Researchers say they have uncovered a link between semaglutide — the active ingredient in Ozempic and Wegovy — and sudden vision loss. The risk of developing nonarteritic anterior ischemic optic neuropathy (NAION) is four times higher for diabetics on semaglutide and seven times higher for people taking the drug to lose weight , according to a new study from Massachusetts Eye and Ear, a teaching hospital of Harvard Medical School. A relatively rare condition, NAION is believed to be caused by insufficient blood flow to the optic nerve head.

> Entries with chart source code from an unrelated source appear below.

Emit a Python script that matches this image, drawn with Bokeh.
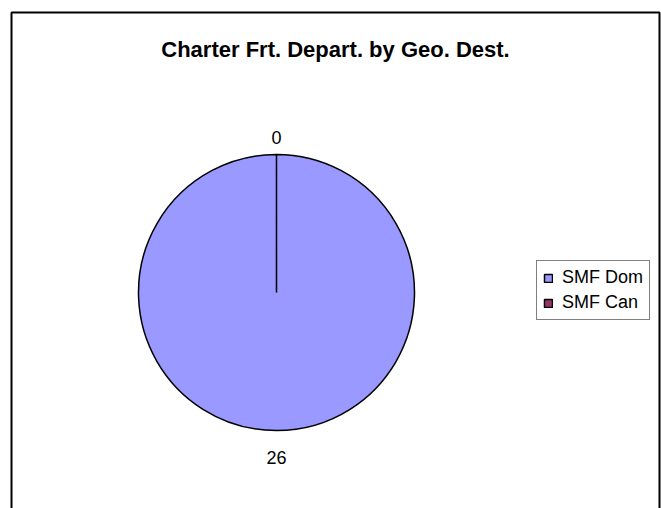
import math
from bokeh.plotting import figure
from bokeh.models import Range1d, Label, Legend, LegendItem, ColumnDataSource
from bokeh.core.properties import value
from bokeh.embed import file_html
from bokeh.resources import INLINE

title_text = "Charter Frt. Depart. by Geo. Dest."
categories = ["SMF Dom", "SMF Can"]
values = [26, 0]
colors = ["#9999FF", "#993366"]

W, H = 661, 508
p = figure(width=W, height=H, output_backend="svg", toolbar_location=None,
           x_range=Range1d(0, W), y_range=Range1d(0, H), min_border=0)
p.axis.visible = False
p.grid.visible = False
p.outline_line_color = None
p.background_fill_color = "white"
p.border_fill_color = "white"

# chart area border (bottom edge runs past the window)
p.quad(left=11, right=659, top=H - 12, bottom=-20, fill_color=None,
       line_color="black", line_width=2)

cx, cy, r = 276, H - 292, 138
total = sum(values)
starts, ends, mids, radii = [], [], [], []
cum = 0
FULL = 2 * math.pi
for v in values:
    a0 = math.pi / 2 - FULL * cum / total
    cum += v
    a1 = math.pi / 2 - FULL * cum / total
    mids.append((a0 + a1) / 2)
    if a0 - a1 >= FULL - 1e-9:
        a1 = a0 - (FULL - 1e-4)  # keep a full slice from collapsing to nothing
    starts.append(a0)
    ends.append(a1)
    radii.append(r if v > 0 else 0)

src = ColumnDataSource(dict(cat=categories, val=values, color=colors,
                            start=starts, end=ends, rad=radii))
w = p.wedge(x=cx, y=cy, radius="rad", start_angle="start", end_angle="end",
            direction="clock", fill_color="color", line_color="black",
            line_width=1.5, source=src)

# data labels outside the pie, at the middle angle of each slice
lx, ly = [], []
for m in mids:
    off = 17.5 if math.sin(m) > 0 else 26.5
    lx.append(cx + (r + off) * math.cos(m))
    ly.append(cy + (r + off) * math.sin(m))
p.text(x=lx, y=ly, text=[str(v) for v in values], text_align="center",
       text_baseline="middle", text_font_size="18px",
       text_font=value("Liberation Sans"), text_color="black")

p.add_layout(Label(x=(11 + 659) / 2, y=H - 49, text=title_text,
                   text_align="center", text_baseline="middle",
                   text_font_size="22px", text_font_style="bold",
                   text_font="Liberation Sans", text_color="black"))

items = [LegendItem(label=c, renderers=[w], index=i) for i, c in enumerate(categories)]
legend = Legend(items=items, location=(536, H - 320), orientation="vertical",
                glyph_width=10, glyph_height=10, label_height=20, spacing=4,
                padding=6, label_standoff=9, margin=0,
                label_text_font="Liberation Sans", label_text_font_size="18px",
                label_text_color="black",
                border_line_color="black", border_line_width=1,
                background_fill_color="white", background_fill_alpha=1)
p.add_layout(legend, "center")

open("out.html", "w").write(file_html(p, INLINE))
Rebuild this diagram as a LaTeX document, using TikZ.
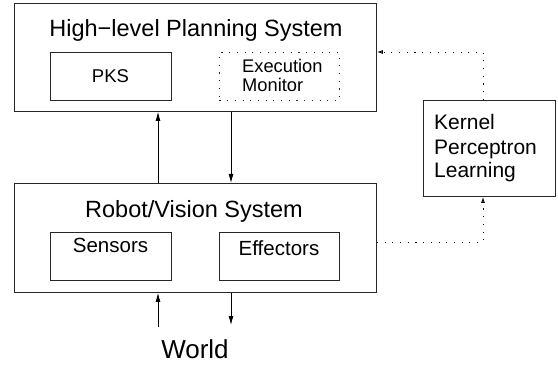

The result is painless but irreversible vision loss in one eye. There are no effective treatments for NAION. NAION is not fully understood — and neither is the purported relationship between semaglutide and the optic nerve disorder.

“This study is the first, to our knowledge, to report an association between semaglutide and NAION, although the design of our study did not enable query into a causal relationship between the two,” the researchers wrote in their findings, published Wednesday in the journal JAMA Ophthalmology . The investigation began late last summer when Mass Eye and Ear neuro-ophthalmologists noticed that three patients in their practice had been diagnosed with the disease in just one week. All three were taking semaglutide.

The researchers pored over the records of more than 17,000 Mass Eye and Ear patients treated in the six years since Ozempic was released and analyzed the rate of NAION diagnoses. They identifie.